_Task directions_: Find the lines that hold "this". Report only how many there are.

_Records to use_:
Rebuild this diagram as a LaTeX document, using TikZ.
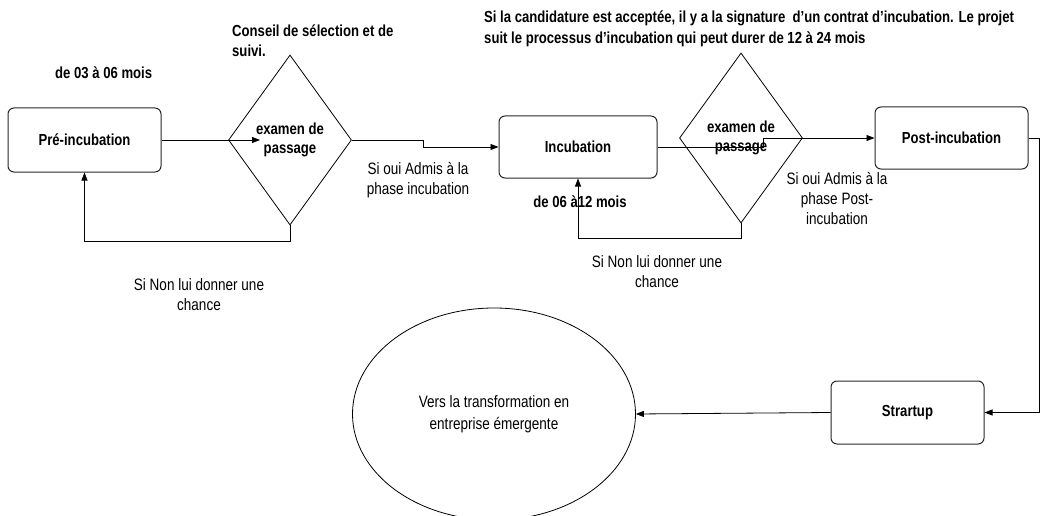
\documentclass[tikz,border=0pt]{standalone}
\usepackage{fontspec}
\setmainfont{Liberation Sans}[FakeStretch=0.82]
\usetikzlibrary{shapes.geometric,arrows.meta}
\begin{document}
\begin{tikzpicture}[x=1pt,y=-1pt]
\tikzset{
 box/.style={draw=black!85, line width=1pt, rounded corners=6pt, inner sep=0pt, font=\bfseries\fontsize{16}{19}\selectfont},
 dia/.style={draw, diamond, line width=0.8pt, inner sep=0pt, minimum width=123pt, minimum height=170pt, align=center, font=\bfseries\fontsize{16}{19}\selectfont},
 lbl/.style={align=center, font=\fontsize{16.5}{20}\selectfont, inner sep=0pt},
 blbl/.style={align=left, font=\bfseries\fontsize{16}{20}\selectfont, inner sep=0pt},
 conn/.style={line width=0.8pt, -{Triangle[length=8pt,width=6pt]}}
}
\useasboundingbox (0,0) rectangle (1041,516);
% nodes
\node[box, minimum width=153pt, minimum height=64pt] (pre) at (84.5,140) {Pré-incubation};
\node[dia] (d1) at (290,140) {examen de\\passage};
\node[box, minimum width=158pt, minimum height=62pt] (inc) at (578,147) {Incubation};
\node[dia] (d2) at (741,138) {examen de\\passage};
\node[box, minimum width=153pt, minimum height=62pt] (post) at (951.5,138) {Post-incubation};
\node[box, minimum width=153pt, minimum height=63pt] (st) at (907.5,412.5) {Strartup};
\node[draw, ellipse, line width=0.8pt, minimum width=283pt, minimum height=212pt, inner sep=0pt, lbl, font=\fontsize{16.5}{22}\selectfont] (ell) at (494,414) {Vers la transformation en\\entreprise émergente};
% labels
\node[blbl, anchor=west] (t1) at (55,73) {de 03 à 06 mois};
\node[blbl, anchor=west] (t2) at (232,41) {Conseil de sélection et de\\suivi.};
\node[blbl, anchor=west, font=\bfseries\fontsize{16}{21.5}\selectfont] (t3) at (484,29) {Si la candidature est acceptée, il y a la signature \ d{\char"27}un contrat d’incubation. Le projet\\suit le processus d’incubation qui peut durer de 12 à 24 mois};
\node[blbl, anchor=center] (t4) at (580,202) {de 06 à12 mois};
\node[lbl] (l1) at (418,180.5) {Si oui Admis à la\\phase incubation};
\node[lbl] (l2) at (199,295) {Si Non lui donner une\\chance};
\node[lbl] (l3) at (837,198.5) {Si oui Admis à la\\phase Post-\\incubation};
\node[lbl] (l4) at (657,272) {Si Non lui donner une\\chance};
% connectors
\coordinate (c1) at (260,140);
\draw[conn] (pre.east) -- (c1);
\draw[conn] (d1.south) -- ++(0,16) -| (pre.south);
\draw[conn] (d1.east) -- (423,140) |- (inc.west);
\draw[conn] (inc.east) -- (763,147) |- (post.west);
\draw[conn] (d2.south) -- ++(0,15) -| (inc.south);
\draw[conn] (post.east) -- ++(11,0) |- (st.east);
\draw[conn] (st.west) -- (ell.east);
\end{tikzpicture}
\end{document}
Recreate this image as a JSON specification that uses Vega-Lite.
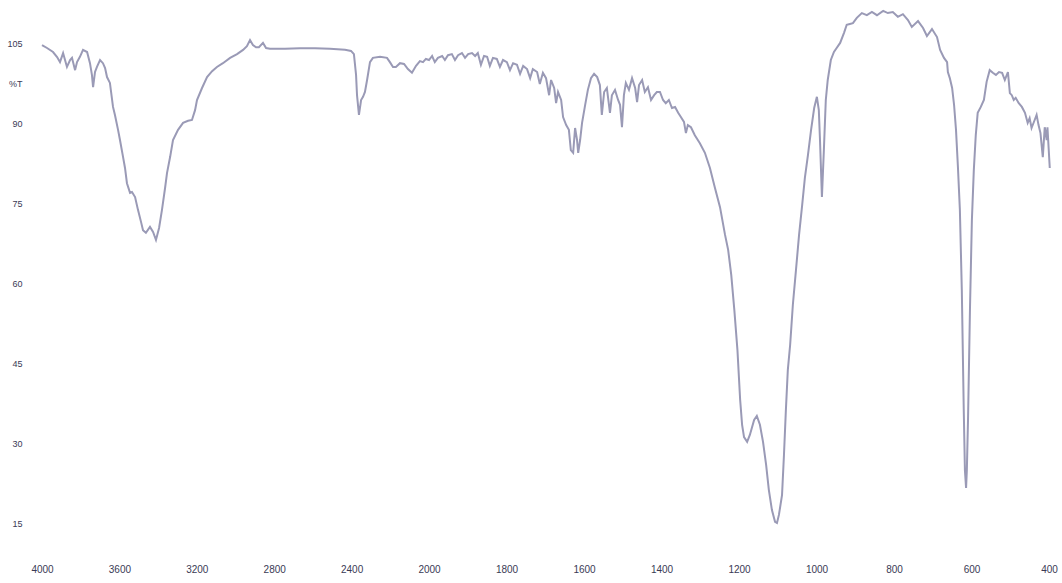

_Exercise answer_: 2